The stories all centre on “betrayal and revenge” and come in a variety of forms. Cindy’s Day Out, the longest piece, is told from Cindy’s point of view. Like her namesake Cinderella, she is treated by her two sisters as “the family runabout”. But today she’s had enough; she’ll not answer to Cindy, but to Ursula, her real name. Dressed in her sister’s clothes she has a makeover, is picked up by a brazen chap with a fancy car and then inveigles herself into a meeting with a favourite author — that, too, is a letdown. Finally along comes Paul, an aspiring young artist for whom she will pose naked.

In The God Debate, two schoolboys have a Becket-like conversation about the reality of God.

Up For It, a flash fiction play, has two supermarket shelf-fillers arguing how far one of them has gone with “Her from panini”. Expulsion, takes the form of a letter sent from a pupil to “Mr Pearson, Sir” to justify his absence from compulsory sports by citing sex as an ideal substitute.

Toska, a thoughtful monologue, ponders the meanings of this Russian word: “spiritual anguish”, “a dull ache of the soul”, “a vague restlessness”; any one of these could convey the tone of this collection.

Chambers has received many awards; Postcards from No Man’s Land won the Carnegie Medal.

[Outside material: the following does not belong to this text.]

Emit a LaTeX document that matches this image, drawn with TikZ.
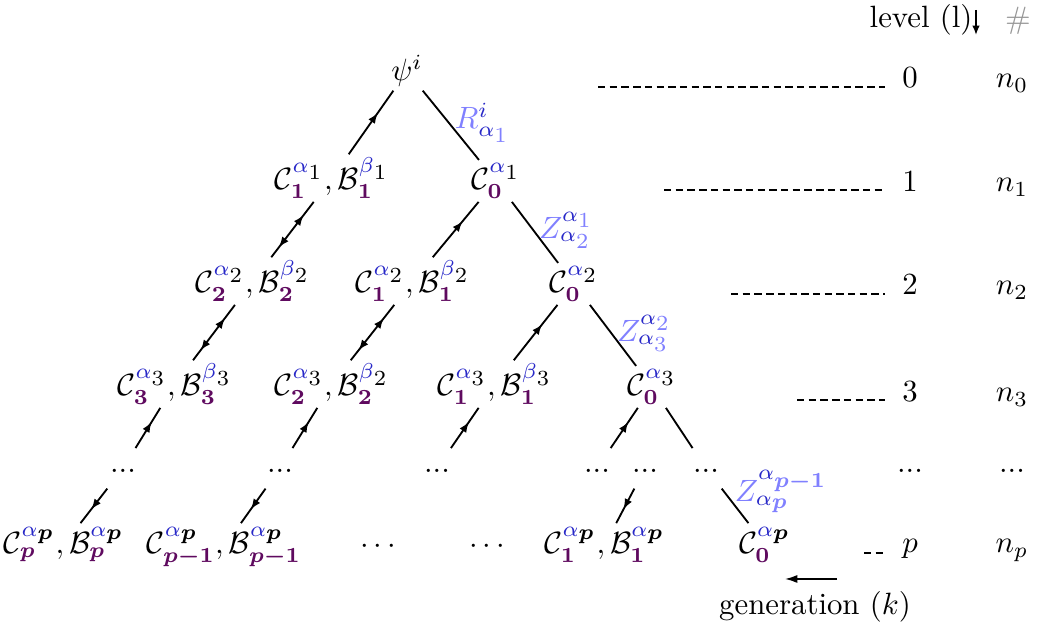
\documentclass[tikz,border=0pt]{standalone}
\usepackage{bm}
\usetikzlibrary{decorations.markings,arrows.meta}
\definecolor{supblue}{RGB}{40,40,200}
\definecolor{subpurple}{RGB}{95,10,95}
\definecolor{lablue}{RGB}{128,128,255}
\definecolor{hashgray}{RGB}{150,150,150}
% exposants / indices colores
\newcommand{\al}[1]{{{\color{supblue}\alpha}}_{\scriptstyle #1}}
\newcommand{\bt}[1]{{{\color{supblue}\beta}}_{\scriptstyle #1}}
\newcommand{\kk}[1]{{\color{subpurple}\bm{#1}}}
\newcommand{\CB}[3]{\mathcal{C}^{#2}_{\kk{#1}},\mathcal{B}^{#3}_{\kk{#1}}}
\newcommand{\Cz}[1]{\mathcal{C}^{#1}_{\kk{0}}}
\tikzset{
  tn/.style={anchor=base,inner sep=1pt},
  dots/.style={anchor=base,inner sep=1pt,text height=1.6ex,text depth=0.9ex},
  lvl/.style={anchor=base,inner sep=0pt},
  elab/.style={anchor=west,inner sep=1pt,text=lablue,yshift=0.8pt},
  plain/.style={line width=0.6pt},
  upar/.style={plain,decoration={markings,mark=at position 0.65 with {\arrow{Latex[length=3.4pt,width=2.6pt]}}},postaction={decorate}},
  dnar/.style={plain,decoration={markings,mark=at position 0.6 with {\arrow{Latex[length=3.4pt,width=2.6pt]}}},postaction={decorate}},
  bothar/.style={plain,decoration={markings,
      mark=at position 0.24 with {\arrowreversed{Latex[length=3.4pt,width=2.6pt]}},
      mark=at position 0.82 with {\arrow{Latex[length=3.4pt,width=2.6pt]}}},postaction={decorate}},
  levdash/.style={line width=0.4pt,dash pattern=on 2.4pt off 1.4pt,shorten >=5.5pt},
}

\begin{document}
\begin{tikzpicture}[x=0.3247pt,y=-0.3247pt]
  \useasboundingbox (0,0) rectangle (1047,631);

  % --- arbre ---
  \node[tn] (psi) at (407,81) {$\psi^{i}$};
  % niveau 1
  \node[tn] (a1) at (332,190) {$\CB{1}{\al{1}}{\bt{1}}$};
  \node[tn] (z1) at (496,190) {$\Cz{\al{1}}$};
  % niveau 2
  \node[tn] (a2) at (253,293) {$\CB{2}{\al{2}}{\bt{2}}$};
  \node[tn] (b2) at (413,293) {$\CB{1}{\al{2}}{\bt{2}}$};
  \node[tn] (z2) at (574,293) {$\Cz{\al{2}}$};
  % niveau 3
  \node[tn] (a3) at (175,396) {$\CB{3}{\al{3}}{\bt{3}}$};
  \node[tn] (b3) at (332,396) {$\CB{2}{\al{3}}{\bt{2}}$};
  \node[tn] (c3) at (495,396) {$\CB{1}{\al{3}}{\bt{3}}$};
  \node[tn] (z3) at (652,396) {$\Cz{\al{3}}$};
  % points de suspension
  \node[dots] (da) at (123,473) {...};
  \node[dots] (db) at (280,473) {...};
  \node[dots] (dc) at (437,473) {...};
  \node[dots] (dd) at (597,473) {...};
  \node[dots] (de) at (645,473) {...};
  \node[dots] (df) at (706,473) {...};
  % niveau p
  \node[tn] (ap) at (64,554) {$\mathcal{C}^{\al{\bm p}}_{\kk{p}},\mathcal{B}^{\al{\bm p}}_{\kk{p}}$};
  \node[tn] (bp) at (224,554) {$\mathcal{C}^{\al{\bm p}}_{\kk{p-1}},\mathcal{B}^{\al{\bm p}}_{\kk{p-1}}$};
  \node[tn] (cda) at (378,554) {$\cdots$};
  \node[tn] (cdb) at (487,554) {$\cdots$};
  \node[tn] (cp) at (605,554) {$\mathcal{C}^{\al{\bm p}}_{\kk{1}},\mathcal{B}^{\al{\bm p}}_{\kk{1}}$};
  \node[tn] (zp) at (765,554) {$\Cz{\al{\bm p}}$};

  % --- aretes ---
  \draw[upar] (a1) -- (psi);
  \draw[plain] (psi) -- node[elab]{$R^{{\color{supblue}i}}_{\al{1}}$} (z1);
  \draw[bothar] (a1) -- (a2);
  \draw[upar] (b2) -- (z1);
  \draw[plain] (z1) -- node[elab]{$Z^{\al{1}}_{\al{2}}$} (z2);
  \draw[bothar] (a2) -- (a3);
  \draw[bothar] (b2) -- (b3);
  \draw[upar] (c3) -- (z2);
  \draw[plain] (z2) -- node[elab]{$Z^{\al{2}}_{\al{3}}$} (z3);
  \draw[upar] (da) -- (a3);
  \draw[upar] (db) -- (b3);
  \draw[upar] (dc) -- (c3);
  \draw[upar] (dd) -- (z3);
  \draw[plain] (z3) -- (df);
  \draw[dnar] (da) -- (ap);
  \draw[dnar] (db) -- (bp);
  \draw[dnar] (de) -- (cp);
  \draw[plain] (df) -- node[elab,pos=0,xshift=3pt,yshift=-1.8pt]{$Z^{\al{\bm{p-1}}}_{\al{\bm p}}$} (zp);

  % --- colonne des niveaux ---
  \node[lvl,anchor=base east] (lvh) at (973,28) {level (l)};
  \coordinate (ha) at (976,10);
  \coordinate (hb) at (976,35);
  \draw[line width=0.5pt,-{Latex[length=3pt,width=2.4pt]}] (ha) -- (hb);
  \node[lvl,text=hashgray] (nh) at (1018,29) {\#};
  \foreach \nm/\yy/\lv/\nn in {0/88/0/n_0,1/192/1/n_1,2/295/2/n_2,3/402/3/n_3,p/553/p/n_p}{%
    \node[lvl] (lv\nm) at (910,\yy) {$\lv$};
    \node[lvl] (nn\nm) at (1012,\yy) {$\nn$};
  }
  \node[dots] (lvd) at (910,473) {...};
  \node[dots] (nnd) at (1012,473) {...};
  \foreach \nm/\xx/\yy in {0/598/87,1/664/190,2/731/294,3/797/400,p/864/553}{%
    \coordinate (d\nm) at (\xx,\yy);
    \draw[levdash] (d\nm) -- (d\nm -| lv\nm.west);
  }

  % --- generation ---
  \node[lvl] (gen) at (815,615) {generation $(k)$};
  \coordinate (ga) at (837,579);
  \coordinate (gb) at (785,579);
  \draw[line width=0.5pt,-{Latex[length=4pt,width=2.6pt]}] (ga) -- (gb);
\end{tikzpicture}
\end{document}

In the 1980s, he ran courses on children’s literature at Westminster College and still has an association with Oxford Brookes University.

In this collection he explores the “anguish, longing, pining, yearning, restlessness” of teenage years with sensitivity, holding to the belief that stories should be “complete and not a mere anecdote. . . dense and full of possible meanings”.